4. Pakistan does not see eye to eye with India on the issue of economic cooperation and contentious issues like the South Asian Preferential Trade Agreement (SAPTA) and the South Asian Free Trade Area (SAFTA).

New Delhi, November 9
Prime Minister Atal Behari Vajpayee is disinclined to visit Islamabad in January, 2003, for the next summit of the South Asian Association for Regional Cooperation (SAARC).

However, this will not send a signal that India is out to undermine the SAARC process as the Prime Minister may send External Affairs Minister Yashwant Sinha to Islamabad to represent India, well-placed sources in political, bureaucratic and security circles disclosed to The Tribune today.

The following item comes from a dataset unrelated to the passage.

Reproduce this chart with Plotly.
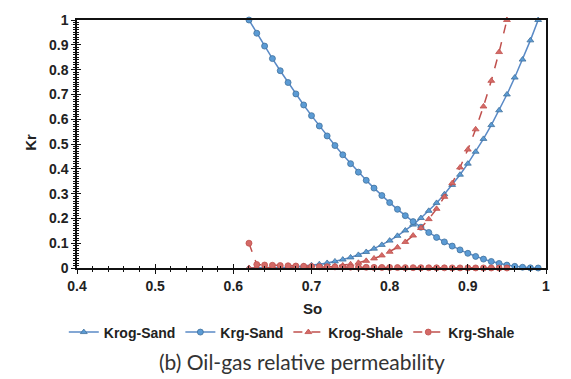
import plotly.graph_objects as go

# ---- data ----
so_sand = [0.62, 0.63, 0.64, 0.65, 0.66, 0.67, 0.68, 0.69, 0.70, 0.71, 0.72, 0.73, 0.74,
           0.75, 0.76, 0.77, 0.78, 0.79, 0.80, 0.81, 0.82, 0.83, 0.84, 0.85, 0.86, 0.87,
           0.88, 0.89, 0.90, 0.91, 0.92, 0.93, 0.94, 0.95, 0.96, 0.97, 0.98, 0.99]
krog_sand = [0.0001, 0.0002, 0.0005, 0.0011, 0.0021, 0.0034, 0.0054, 0.0079, 0.0112, 0.0153,
             0.0204, 0.0266, 0.0340, 0.0427, 0.0529, 0.0646, 0.0780, 0.0932, 0.1104, 0.1297,
             0.1512, 0.1750, 0.2015, 0.2305, 0.2624, 0.2972, 0.3350, 0.3762, 0.4207, 0.4688,
             0.5206, 0.5762, 0.6359, 0.6997, 0.7679, 0.8405, 0.9179, 1.0]
krg_sand = [1.0, 0.9467, 0.8948, 0.8444, 0.7955, 0.7480, 0.7020, 0.6574, 0.6143, 0.5727,
            0.5325, 0.4938, 0.4565, 0.4207, 0.3864, 0.3535, 0.3221, 0.2922, 0.2637, 0.2367,
            0.2111, 0.1870, 0.1644, 0.1432, 0.1234, 0.1052, 0.0884, 0.0730, 0.0592, 0.0467,
            0.0358, 0.0263, 0.0183, 0.0117, 0.0066, 0.0029, 0.0007, 0.0]

so_shale = [0.62, 0.63, 0.64, 0.65, 0.66, 0.67, 0.68, 0.69, 0.70, 0.71, 0.72, 0.73, 0.74,
            0.75, 0.76, 0.77, 0.78, 0.79, 0.80, 0.81, 0.82, 0.83, 0.84, 0.85, 0.86, 0.87,
            0.88, 0.89, 0.90, 0.91, 0.92, 0.93, 0.94, 0.95]
krog_shale = [0.0, 0.0, 0.0, 0.0, 0.0001, 0.0002, 0.0005, 0.0009, 0.0017, 0.0029, 0.0046,
              0.0071, 0.0105, 0.0151, 0.0211, 0.0288, 0.0385, 0.0505, 0.0654, 0.0834, 0.1050,
              0.1308, 0.1613, 0.1970, 0.2386, 0.2868, 0.3421, 0.4053, 0.4774, 0.5591, 0.6512,
              0.7548, 0.8707, 1.0]
krg_shale = [0.10, 0.014, 0.012, 0.011, 0.010, 0.009, 0.008, 0.007, 0.006, 0.0055, 0.005,
             0.0045, 0.004, 0.0035, 0.003, 0.0028, 0.0025, 0.0022, 0.002, 0.0018, 0.0015,
             0.0013, 0.0011, 0.001, 0.0008, 0.0007, 0.0005, 0.0004, 0.0003, 0.0002, 0.0001,
             0.0001, 0.0, 0.0]

x_ticks = [0.4, 0.5, 0.6, 0.7, 0.8, 0.9, 1.0]
x_tick_text = ["0.4", "0.5", "0.6", "0.7", "0.8", "0.9", "1"]
y_ticks = [0, 0.1, 0.2, 0.3, 0.4, 0.5, 0.6, 0.7, 0.8, 0.9, 1.0]
y_tick_text = ["0", "0.1", "0.2", "0.3", "0.4", "0.5", "0.6", "0.7", "0.8", "0.9", "1"]

BLUE = "#5A8AC6"
BLUE_MK = "#5B9BD5"
BLUE_EDGE = "#41719C"
RED = "#C0504D"
RED_MK = "#D46A67"

FONT = "Liberation Sans, Arial, sans-serif"

fig = go.Figure()
fig.add_trace(go.Scatter(x=so_sand, y=krog_sand, name="Krog-Sand", mode="lines+markers",
                         line=dict(color=BLUE, width=1.5),
                         marker=dict(symbol="triangle-up", size=6, color=BLUE_MK,
                                     line=dict(color=BLUE_EDGE, width=0.8)),
                         cliponaxis=False))
fig.add_trace(go.Scatter(x=so_sand, y=krg_sand, name="Krg-Sand", mode="lines+markers",
                         line=dict(color=BLUE, width=1.5),
                         marker=dict(symbol="circle", size=6, color=BLUE_MK,
                                     line=dict(color=BLUE_EDGE, width=0.8)),
                         cliponaxis=False))
fig.add_trace(go.Scatter(x=so_shale, y=krog_shale, name="Krog-Shale", mode="lines+markers",
                         line=dict(color=RED, width=1.5, dash="dash"),
                         marker=dict(symbol="triangle-up", size=6, color=RED_MK,
                                     line=dict(color=RED, width=0.8)),
                         cliponaxis=False))
fig.add_trace(go.Scatter(x=so_shale, y=krg_shale, name="Krg-Shale", mode="lines+markers",
                         line=dict(color=RED, width=1.5, dash="dash"),
                         marker=dict(symbol="circle", size=6, color=RED_MK,
                                     line=dict(color=RED, width=0.8)),
                         cliponaxis=False))
# empty helper trace so the overlay axes (inner half of the crossing ticks) get drawn
fig.add_trace(go.Scatter(x=[None], y=[None], xaxis="x2", yaxis="y2", showlegend=False,
                         hoverinfo="skip"))

tickfont = dict(family=FONT, size=14, color="#222222", weight="bold")

fig.update_layout(
    width=571, height=379,
    margin=dict(l=77, r=25, t=12, b=111, pad=0),
    paper_bgcolor="white", plot_bgcolor="white",
    showlegend=True,
    legend=dict(orientation="h", x=0.458, xanchor="center", y=-0.26, yanchor="middle",
                font=dict(family=FONT, size=14, color="#222222", weight="bold"),
                bgcolor="rgba(0,0,0,0)", itemwidth=30),
    xaxis=dict(range=[0.4, 1.0], tickvals=x_ticks, ticktext=x_tick_text,
               showline=True, linecolor="#111111", linewidth=1.5, mirror=True,
               ticks="outside", ticklen=4, tickwidth=1.3, tickcolor="#111111",
               minor=dict(dtick=0.02, tick0=0.4, ticks="outside", ticklen=2,
                          tickwidth=1, tickcolor="#111111", showgrid=False),
               showgrid=False, zeroline=False, tickfont=tickfont),
    yaxis=dict(range=[0, 1.0], tickvals=y_ticks, ticktext=y_tick_text,
               showline=True, linecolor="#111111", linewidth=1.5, mirror=True,
               ticks="outside", ticklen=4, tickwidth=1.3, tickcolor="#111111",
               minor=dict(dtick=0.01, tick0=0, ticks="outside", ticklen=2,
                          tickwidth=1, tickcolor="#111111", showgrid=False),
               showgrid=False, zeroline=False, tickfont=tickfont),
    xaxis2=dict(range=[0.4, 1.0], overlaying="x", anchor="y2", side="bottom",
                tickvals=x_ticks, showticklabels=False, showline=False,
                ticks="inside", ticklen=4, tickwidth=1.3, tickcolor="#111111",
                minor=dict(dtick=0.02, tick0=0.4, ticks="inside", ticklen=2,
                           tickwidth=1, tickcolor="#111111", showgrid=False),
                showgrid=False, zeroline=False),
    yaxis2=dict(range=[0, 1.0], overlaying="y", anchor="x2", side="left",
                tickvals=y_ticks, showticklabels=False, showline=False,
                ticks="inside", ticklen=4, tickwidth=1.3, tickcolor="#111111",
                minor=dict(dtick=0.01, tick0=0, ticks="inside", ticklen=2,
                           tickwidth=1, tickcolor="#111111", showgrid=False),
                showgrid=False, zeroline=False),
    annotations=[
        dict(text="So", x=0.503, y=-0.165, xref="paper", yref="paper",
             xanchor="center", yanchor="middle", showarrow=False,
             font=dict(family=FONT, size=15, color="#222222", weight="bold")),
        dict(text="Kr", x=-0.099, y=0.507, xref="paper", yref="paper", textangle=-90,
             xanchor="center", yanchor="middle", showarrow=False,
             font=dict(family=FONT, size=15, color="#222222", weight="bold")),
        dict(text="(b) Oil-gas relative permeability", x=0.48, y=-0.375,
             xref="paper", yref="paper", xanchor="center", yanchor="middle",
             showarrow=False, font=dict(family="Lato, Noto Sans, sans-serif",
                                        size=21, color="#333333")),
    ],
)

fig.write_html("out.html")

The sources said Deputy Prime Minister L.K. Advani and Mr Yashwant Sinha were opposed to Mr Vajpayee attending the SAARC summit in Pakistan, while the Prime Minister’s Principal Secretary and National Security Adviser Brajesh Mishra was for Mr Vajpayee’s participation in the summit.

The international community, particularly the USA and the UK, has been pressurising India to resume dialogue with Pakistan after the successful and free and fair elections in Jammu and Kashmir. US Ambassador Robert D. Blackwill and British High Commissioner Rob Young had recently met Mr Brajesh Mishra. They are understood to have asked New Delhi to resume talks with Pakistan.

The sources said a section of the PMO was also in favour of the Prime Minister travelling to Pakistan to send a signal to the international community that India was committed to do everything possible to normalise relations with Pakistan though Islamabad continued to foment cross-border terrorism against India.

However, Mr Advani is understood to be firmly against India offering an olive branch to Pakistan, particularly after the Ansal Plaza episode.

Besides, now that assembly elections in Gujarat are due next month and general elections are also not far off, politically too it suits the Vajpayee government and the BJP to continue to have a tough stand of “no talks with Pakistan until cross-border terrorism stops”.

The sources said the political situation in Pakistan was still fluid and it would matter a lot who takes over as the Prime Minister of Pakistan and what political equation emerges in that country.

If the rabidly fundamentalist chief of Pakistan’s Jamaat-e-Islami Maulana Fazlur Rehman becomes the Prime Minister, it will be a major development to be factored in and India’s stand on the SAARC summit will depend on the utterances of the new Pakistani Prime Minister, the sources added.